The hotel chain Ibis has been urged to cancel a Muslim conference which includes speakers who have called for gays to be killed.
Gay campaigners said that events would be cancelled if speakers had called for the death of Muslims.
The Ibis Hotel in Earls Court, London, will host the Islamic Education and Research Academy (iERA) conference on Sunday.
Speakers include Shaykh Abdullah Hakim Quick, who was recorded saying that the Islamic position on homosexuality is “death” and the Muslims will have to do more than “call names” to counter it.
Another speaker is Abdur-Raheem Green, who is said to have written on his website that adultery and homosexuality must be treated “harshly” to protect society and that “a slow and painful death by stoning” is the punishment.
The conference is titled ‘Changing The World Through Dawah (preaching)’ and is billed as “one of the most groundbreaking events to happen in the UK for the last ten years”.
Gay rights campaigner Peter Tatchell is calling for the Ibis group to cancel the conference’s booking, saying that events calling for Muslims to be killed would not be allowed.
He said that five more conference speakers – Shaykh Ala El Sayed, Shaykh Yusuf Estes, Shaykh Shady Suleiman, Hamza Tzortzis and Yusuf Chambers – had made anti-gay statements.

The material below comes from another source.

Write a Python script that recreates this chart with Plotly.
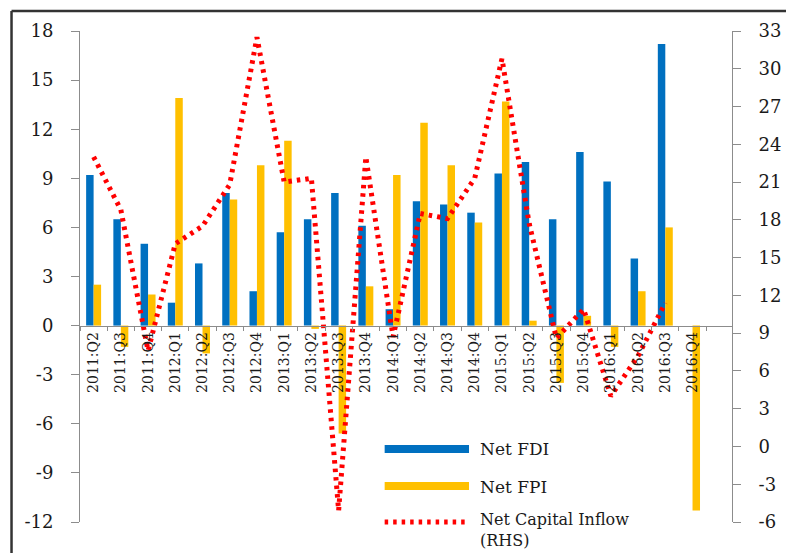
import plotly.graph_objects as go

quarters = ["2011:Q2", "2011:Q3", "2011:Q4", "2012:Q1", "2012:Q2", "2012:Q3", "2012:Q4",
            "2013:Q1", "2013:Q2", "2013:Q3", "2013:Q4", "2014:Q1", "2014:Q2", "2014:Q3",
            "2014:Q4", "2015:Q1", "2015:Q2", "2015:Q3", "2015:Q4", "2016:Q1", "2016:Q2",
            "2016:Q3", "2016:Q4"]
net_fdi = [9.2, 6.5, 5.0, 1.4, 3.8, 8.1, 2.1, 5.7, 6.5, 8.1, 6.1, 1.0, 7.6, 7.4, 6.9,
           9.3, 10.0, 6.5, 10.6, 8.8, 4.1, 17.2, None]
net_fpi = [2.5, -1.3, 1.9, 13.9, -1.7, 7.7, 9.8, 11.3, -0.2, -6.6, 2.4, 9.2, 12.4, 9.8, 6.3,
           13.7, 0.3, -3.5, 0.6, -1.3, 2.1, 6.0, -11.3]
net_capital_inflow = [23.0, 18.8, 7.6, 16.1, 17.5, 20.8, 32.5, 21.0, 21.3, -5.1, 23.0, 8.7,
                      18.5, 18.1, 21.3, 30.8, 17.7, 8.6, 10.9, 4.0, 7.2, 11.4, None]
left_ticks = [-12, -9, -6, -3, 0, 3, 6, 9, 12, 15, 18]
right_ticks = [-6, -3, 0, 3, 6, 9, 12, 15, 18, 21, 24, 27, 30, 33]

BLUE = "#0070C0"
YELLOW = "#FFC000"
RED = "#FF0000"
AXIS = "#8c8c8c"
FONT = "DejaVu Serif"
TXT = "#1a1a1a"
DOTS = "3.5px,5px"

fig = go.Figure()
fig.add_trace(go.Bar(x=quarters, y=net_fdi, name="Net FDI", marker_color=BLUE,
                     marker_line_width=0, showlegend=False))
fig.add_trace(go.Bar(x=quarters, y=net_fpi, name="Net FPI", marker_color=YELLOW,
                     marker_line_width=0, showlegend=False))
fig.add_trace(go.Scatter(x=quarters, y=net_capital_inflow, name="Net Capital Inflow (RHS)",
                         mode="lines", yaxis="y2", showlegend=False,
                         line=dict(color=RED, width=5, dash=DOTS)))

# page body has an 8px margin; plot area spans screen x 80..737, y 31..522
def px_x(p):
    return (p - 80) / 657.0

def px_y(p):
    return (522 - p) / 491.0

shapes = [
    dict(type="rect", xref="paper", yref="paper", x0=px_x(387), x1=px_x(472),
         y0=px_y(453), y1=px_y(445), fillcolor=BLUE, line_width=0),
    dict(type="rect", xref="paper", yref="paper", x0=px_x(387), x1=px_x(472),
         y0=px_y(490), y1=px_y(482), fillcolor=YELLOW, line_width=0),
    dict(type="line", xref="paper", yref="paper", x0=px_x(387), x1=px_x(472),
         y0=px_y(522), y1=px_y(522), line=dict(color=RED, width=5, dash=DOTS)),
    # outer frame (top and left)
    dict(type="line", xref="paper", yref="paper", x0=px_x(11), x1=px_x(800),
         y0=px_y(11), y1=px_y(11), line=dict(color="#333333", width=2.5)),
    dict(type="line", xref="paper", yref="paper", x0=px_x(11), x1=px_x(11),
         y0=px_y(560), y1=px_y(11), line=dict(color="#333333", width=2.5)),
]
annotations = [
    dict(text="Net FDI", xref="paper", yref="paper", x=px_x(481), y=px_y(449),
         xanchor="left", yanchor="middle", showarrow=False,
         font=dict(family=FONT, size=17, color=TXT)),
    dict(text="Net FPI", xref="paper", yref="paper", x=px_x(481), y=px_y(487),
         xanchor="left", yanchor="middle", showarrow=False,
         font=dict(family=FONT, size=17, color=TXT)),
    dict(text="Net Capital Inflow<br>(RHS)", xref="paper", yref="paper", x=px_x(481),
         y=px_y(508), xanchor="left", yanchor="top", align="left", showarrow=False,
         font=dict(family=FONT, size=16, color=TXT)),
]

fig.update_layout(
    width=786, height=545,
    margin=dict(l=72, r=57, t=23, b=31),
    paper_bgcolor="white", plot_bgcolor="white",
    barmode="group", bargap=0.45, bargroupgap=0.0,
    font=dict(family=FONT, color=TXT),
    shapes=shapes, annotations=annotations,
    xaxis=dict(type="category", categoryorder="array", categoryarray=quarters,
               range=[-0.5, 23.45], anchor="free", position=0.4,
               showline=True, linecolor=AXIS, linewidth=1,
               ticks="outside", tickson="boundaries", ticklen=4, tickcolor=AXIS,
               tickangle=-90, tickfont=dict(family=FONT, size=14, color=TXT),
               showgrid=False, zeroline=False),
    yaxis=dict(range=[-12, 18], tickvals=left_ticks, ticktext=[str(v) for v in left_ticks],
               showline=True, linecolor=AXIS, ticks="outside", ticklen=8, tickcolor=AXIS,
               showgrid=False, zeroline=False,
               tickfont=dict(family=FONT, size=18, color=TXT), ticklabelstandoff=14),
    yaxis2=dict(range=[-6, 33], tickvals=right_ticks, ticktext=[str(v) for v in right_ticks],
                overlaying="y", side="right",
                showline=True, linecolor=AXIS, ticks="outside", ticklen=8, tickcolor=AXIS,
                showgrid=False, zeroline=False,
                tickfont=dict(family=FONT, size=18, color=TXT), ticklabelstandoff=14),
)

fig.write_html("out.html")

Mr Tatchell said:”The Ibis Hotel group should not facilitate speakers who promote homophobic discrimination and violence. They should cancel this booking.
“Neither the government nor the police would allow an event with speakers who had called for the killing of Muslims to ‘keep society pure’ and stop the spread of their religion. Such extreme anti-Muslim hate speech would not be tolerated.
“The event would be stopped and the speakers arrested if they expressed those views. Why the double standards?”
Mr Tatchell added that gay and lesbian people should boycott Ibis hotels.
According to his gay group OutRage!, the headline speakers at Sunday’s conference are associates of the hate preachers Dr Zakir Naik and Bilal Phillips, both of whom have been banned from entering Britain by the Home Secretary, Theresa May.
No one from the Islamic Education and Research Academy was available to comment this afternoon and PinkNews.co.uk was told that staff were busy preparing for the conference.
In a June 2009 press release, the organisation responded to accusations of extremism by saying that its speakers were “committed to presenting Islam based upon its original sources and in accordance with mainstream Islamic scholarship”.
Claiming that quotes had been taken out of context, the group continued: “Hence the accusations that our speakers are ‘radical’, ‘extremist’ are completely baseless and absurd, for this would equate to condemning the entire corpus of Islamic scholarly tradition as such.”